** Begin **
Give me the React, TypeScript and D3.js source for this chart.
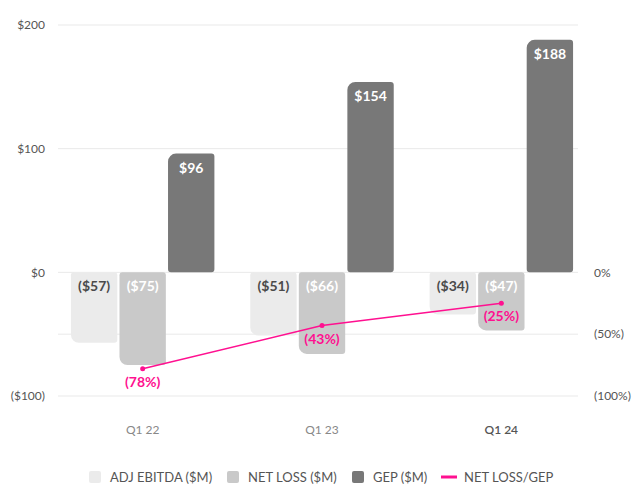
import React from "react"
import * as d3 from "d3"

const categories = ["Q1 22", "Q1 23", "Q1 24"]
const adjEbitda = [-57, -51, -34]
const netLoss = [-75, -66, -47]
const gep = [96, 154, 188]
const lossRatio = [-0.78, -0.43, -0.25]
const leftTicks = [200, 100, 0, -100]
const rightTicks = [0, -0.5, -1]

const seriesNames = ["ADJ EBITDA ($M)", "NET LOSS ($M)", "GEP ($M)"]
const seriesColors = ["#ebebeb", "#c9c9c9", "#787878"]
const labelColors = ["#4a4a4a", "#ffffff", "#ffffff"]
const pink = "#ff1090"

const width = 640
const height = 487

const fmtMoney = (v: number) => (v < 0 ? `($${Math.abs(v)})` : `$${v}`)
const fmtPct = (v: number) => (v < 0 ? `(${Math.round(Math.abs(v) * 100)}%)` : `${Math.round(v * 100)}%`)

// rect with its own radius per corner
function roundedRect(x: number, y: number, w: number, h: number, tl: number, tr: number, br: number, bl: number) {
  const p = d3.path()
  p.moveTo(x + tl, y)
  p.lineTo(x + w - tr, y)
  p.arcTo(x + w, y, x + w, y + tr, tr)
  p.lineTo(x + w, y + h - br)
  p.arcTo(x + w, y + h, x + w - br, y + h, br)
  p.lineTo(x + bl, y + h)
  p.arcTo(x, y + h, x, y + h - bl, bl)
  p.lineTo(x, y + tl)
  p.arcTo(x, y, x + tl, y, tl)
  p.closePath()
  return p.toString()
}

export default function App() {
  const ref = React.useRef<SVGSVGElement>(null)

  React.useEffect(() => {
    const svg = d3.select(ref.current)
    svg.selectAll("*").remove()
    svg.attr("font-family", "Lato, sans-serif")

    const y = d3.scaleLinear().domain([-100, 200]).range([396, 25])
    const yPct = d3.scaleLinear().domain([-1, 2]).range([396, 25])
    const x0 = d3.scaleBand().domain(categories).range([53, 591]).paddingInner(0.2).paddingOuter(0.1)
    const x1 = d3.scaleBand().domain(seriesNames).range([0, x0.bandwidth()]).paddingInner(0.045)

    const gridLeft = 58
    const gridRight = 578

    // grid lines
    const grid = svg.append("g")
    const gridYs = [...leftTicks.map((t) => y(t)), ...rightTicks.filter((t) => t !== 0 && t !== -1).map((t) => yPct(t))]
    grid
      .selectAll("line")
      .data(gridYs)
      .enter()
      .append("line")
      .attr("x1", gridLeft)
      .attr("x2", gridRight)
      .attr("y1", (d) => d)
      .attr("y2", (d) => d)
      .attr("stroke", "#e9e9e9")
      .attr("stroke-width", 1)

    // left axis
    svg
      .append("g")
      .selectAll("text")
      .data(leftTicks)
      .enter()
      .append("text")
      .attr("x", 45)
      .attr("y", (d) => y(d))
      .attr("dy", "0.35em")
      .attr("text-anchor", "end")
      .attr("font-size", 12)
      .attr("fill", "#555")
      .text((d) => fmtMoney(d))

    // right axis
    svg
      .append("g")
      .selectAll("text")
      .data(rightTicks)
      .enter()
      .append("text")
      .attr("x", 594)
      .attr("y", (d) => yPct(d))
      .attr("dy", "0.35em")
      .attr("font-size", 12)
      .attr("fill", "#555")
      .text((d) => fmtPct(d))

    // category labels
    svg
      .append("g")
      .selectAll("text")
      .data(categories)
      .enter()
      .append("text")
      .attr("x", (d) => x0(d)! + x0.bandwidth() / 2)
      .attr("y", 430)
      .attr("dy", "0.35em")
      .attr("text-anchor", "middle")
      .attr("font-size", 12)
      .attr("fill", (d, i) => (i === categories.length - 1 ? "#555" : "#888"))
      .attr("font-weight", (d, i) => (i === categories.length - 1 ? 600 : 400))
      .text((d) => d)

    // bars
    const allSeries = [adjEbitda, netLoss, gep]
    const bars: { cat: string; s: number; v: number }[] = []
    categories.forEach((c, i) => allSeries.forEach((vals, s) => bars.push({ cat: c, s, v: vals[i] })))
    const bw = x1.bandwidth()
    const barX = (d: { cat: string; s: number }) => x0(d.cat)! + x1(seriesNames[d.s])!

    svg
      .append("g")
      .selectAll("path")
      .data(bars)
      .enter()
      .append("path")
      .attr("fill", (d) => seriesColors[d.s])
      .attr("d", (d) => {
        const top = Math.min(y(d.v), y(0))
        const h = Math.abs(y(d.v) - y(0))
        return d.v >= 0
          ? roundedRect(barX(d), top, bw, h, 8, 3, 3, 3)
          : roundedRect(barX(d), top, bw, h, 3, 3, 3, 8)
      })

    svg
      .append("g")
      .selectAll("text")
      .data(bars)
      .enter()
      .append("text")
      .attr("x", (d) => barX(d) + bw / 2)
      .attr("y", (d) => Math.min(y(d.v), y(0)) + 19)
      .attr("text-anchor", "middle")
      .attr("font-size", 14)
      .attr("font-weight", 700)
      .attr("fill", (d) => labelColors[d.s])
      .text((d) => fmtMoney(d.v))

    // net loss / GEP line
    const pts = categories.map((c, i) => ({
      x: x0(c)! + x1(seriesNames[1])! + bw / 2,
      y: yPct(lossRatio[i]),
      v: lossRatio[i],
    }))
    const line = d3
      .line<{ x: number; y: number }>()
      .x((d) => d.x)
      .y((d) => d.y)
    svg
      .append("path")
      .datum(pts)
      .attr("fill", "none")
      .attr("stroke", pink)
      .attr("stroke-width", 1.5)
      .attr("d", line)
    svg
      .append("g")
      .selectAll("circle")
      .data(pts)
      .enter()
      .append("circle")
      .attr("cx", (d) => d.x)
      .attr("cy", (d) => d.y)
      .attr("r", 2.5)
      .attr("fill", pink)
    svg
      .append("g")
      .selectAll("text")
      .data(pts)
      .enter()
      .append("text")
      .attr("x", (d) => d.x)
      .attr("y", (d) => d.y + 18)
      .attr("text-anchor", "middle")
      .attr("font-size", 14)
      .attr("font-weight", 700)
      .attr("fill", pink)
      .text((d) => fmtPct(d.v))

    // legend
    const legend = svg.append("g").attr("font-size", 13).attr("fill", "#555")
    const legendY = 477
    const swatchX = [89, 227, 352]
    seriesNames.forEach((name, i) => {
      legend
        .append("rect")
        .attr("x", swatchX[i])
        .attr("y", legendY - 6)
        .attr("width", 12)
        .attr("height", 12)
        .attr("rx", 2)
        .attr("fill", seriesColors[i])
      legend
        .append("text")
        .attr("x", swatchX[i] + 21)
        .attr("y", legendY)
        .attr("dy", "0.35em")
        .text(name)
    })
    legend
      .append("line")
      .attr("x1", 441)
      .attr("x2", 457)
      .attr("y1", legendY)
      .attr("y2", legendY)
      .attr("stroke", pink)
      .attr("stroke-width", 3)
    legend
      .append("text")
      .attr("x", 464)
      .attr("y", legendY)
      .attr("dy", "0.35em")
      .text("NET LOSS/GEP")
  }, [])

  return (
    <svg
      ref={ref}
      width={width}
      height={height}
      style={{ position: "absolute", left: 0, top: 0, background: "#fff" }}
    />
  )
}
** End **
** Begin **
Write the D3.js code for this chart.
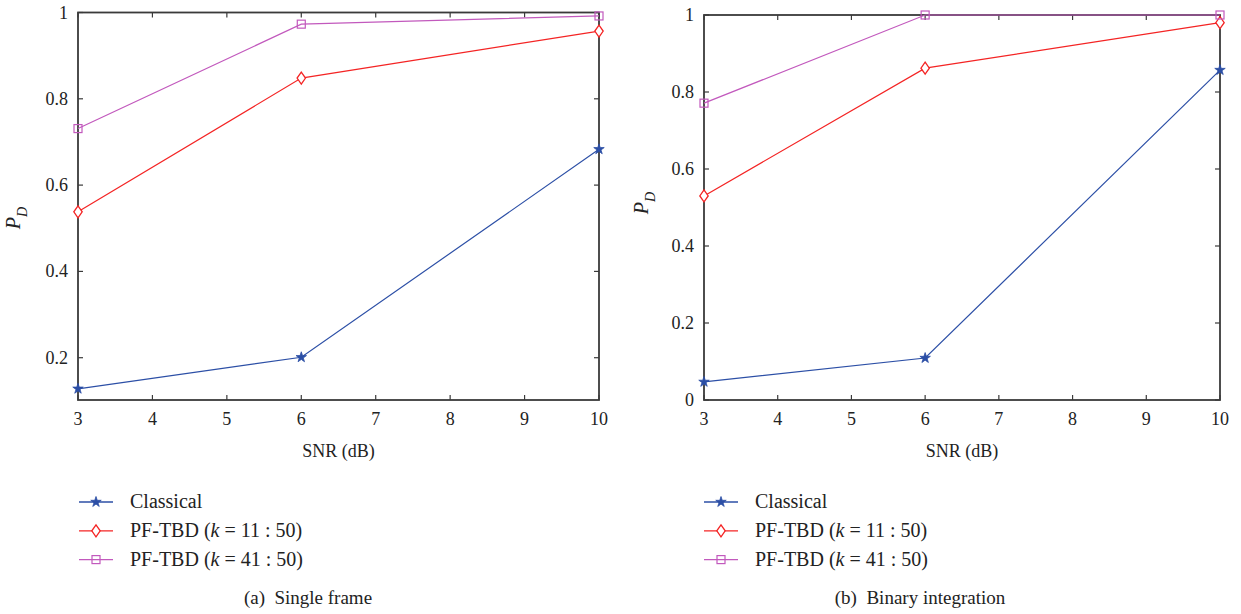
** End **
** Begin **
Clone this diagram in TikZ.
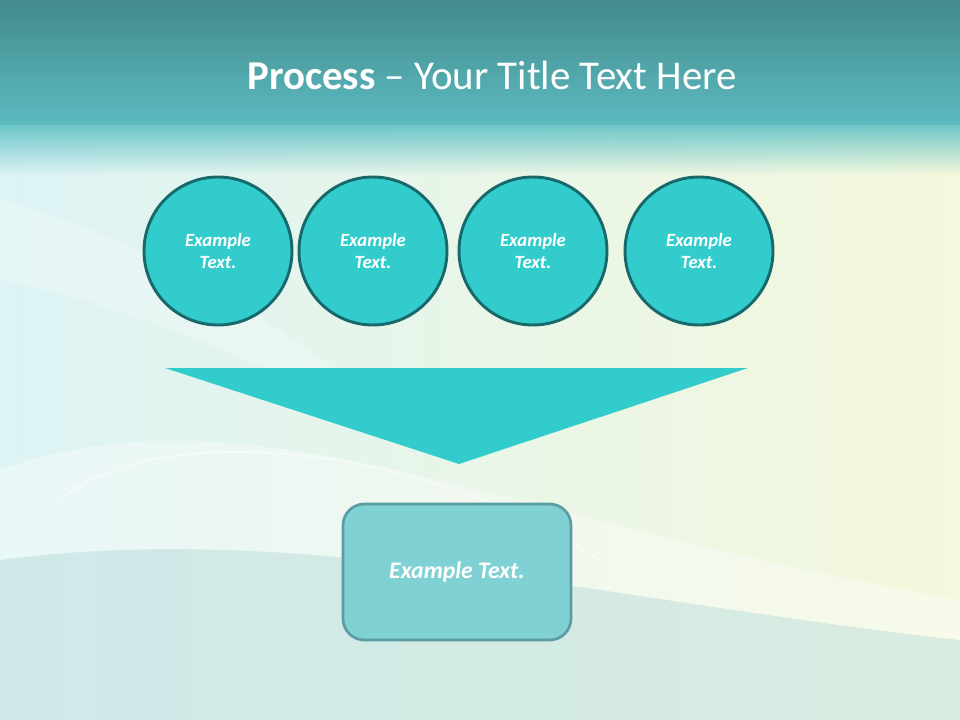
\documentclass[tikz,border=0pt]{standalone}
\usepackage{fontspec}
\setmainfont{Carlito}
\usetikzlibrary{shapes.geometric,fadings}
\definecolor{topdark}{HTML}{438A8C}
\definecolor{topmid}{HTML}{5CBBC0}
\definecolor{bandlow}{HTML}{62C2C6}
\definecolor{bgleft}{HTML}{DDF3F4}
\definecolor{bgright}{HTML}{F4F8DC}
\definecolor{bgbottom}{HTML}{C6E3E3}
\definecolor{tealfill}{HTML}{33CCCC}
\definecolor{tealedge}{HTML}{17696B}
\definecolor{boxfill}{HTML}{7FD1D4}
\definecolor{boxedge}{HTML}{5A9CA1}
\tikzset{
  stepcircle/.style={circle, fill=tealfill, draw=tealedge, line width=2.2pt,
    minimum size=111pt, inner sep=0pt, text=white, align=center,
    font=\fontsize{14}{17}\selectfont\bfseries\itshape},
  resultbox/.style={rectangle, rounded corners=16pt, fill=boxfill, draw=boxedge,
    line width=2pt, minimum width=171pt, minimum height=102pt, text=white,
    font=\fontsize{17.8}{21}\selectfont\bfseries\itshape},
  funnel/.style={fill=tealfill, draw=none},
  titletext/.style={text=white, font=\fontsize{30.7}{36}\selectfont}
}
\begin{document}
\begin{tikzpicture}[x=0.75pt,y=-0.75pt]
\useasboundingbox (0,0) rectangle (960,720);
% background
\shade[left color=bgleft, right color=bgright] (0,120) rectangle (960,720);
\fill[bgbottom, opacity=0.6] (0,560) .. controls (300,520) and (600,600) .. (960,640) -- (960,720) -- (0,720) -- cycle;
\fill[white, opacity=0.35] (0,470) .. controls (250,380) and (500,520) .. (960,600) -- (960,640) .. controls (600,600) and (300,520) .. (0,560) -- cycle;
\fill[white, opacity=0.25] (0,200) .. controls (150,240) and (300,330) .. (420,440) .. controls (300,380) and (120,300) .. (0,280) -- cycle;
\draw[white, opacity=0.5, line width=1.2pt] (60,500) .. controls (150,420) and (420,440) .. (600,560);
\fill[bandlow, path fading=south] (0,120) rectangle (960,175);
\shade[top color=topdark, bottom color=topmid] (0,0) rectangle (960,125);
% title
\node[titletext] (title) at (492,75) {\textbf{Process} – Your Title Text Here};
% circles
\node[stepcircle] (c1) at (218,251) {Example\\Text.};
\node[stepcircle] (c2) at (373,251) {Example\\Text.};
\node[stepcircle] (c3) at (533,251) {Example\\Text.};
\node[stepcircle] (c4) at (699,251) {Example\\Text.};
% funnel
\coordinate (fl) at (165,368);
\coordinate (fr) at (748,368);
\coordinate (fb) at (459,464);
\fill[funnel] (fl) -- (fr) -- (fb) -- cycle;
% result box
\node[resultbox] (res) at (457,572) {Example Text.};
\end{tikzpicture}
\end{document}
** End **
* _Work to do_:
Copy exactly the stretch of lines from the one containing "Give me the" through the one containing "import * as", both included. Leave out any pictures.

* _Result of this exercise_:
Give me the React, TypeScript and D3.js source for this chart.
import React from "react"
import * as d3 from "d3"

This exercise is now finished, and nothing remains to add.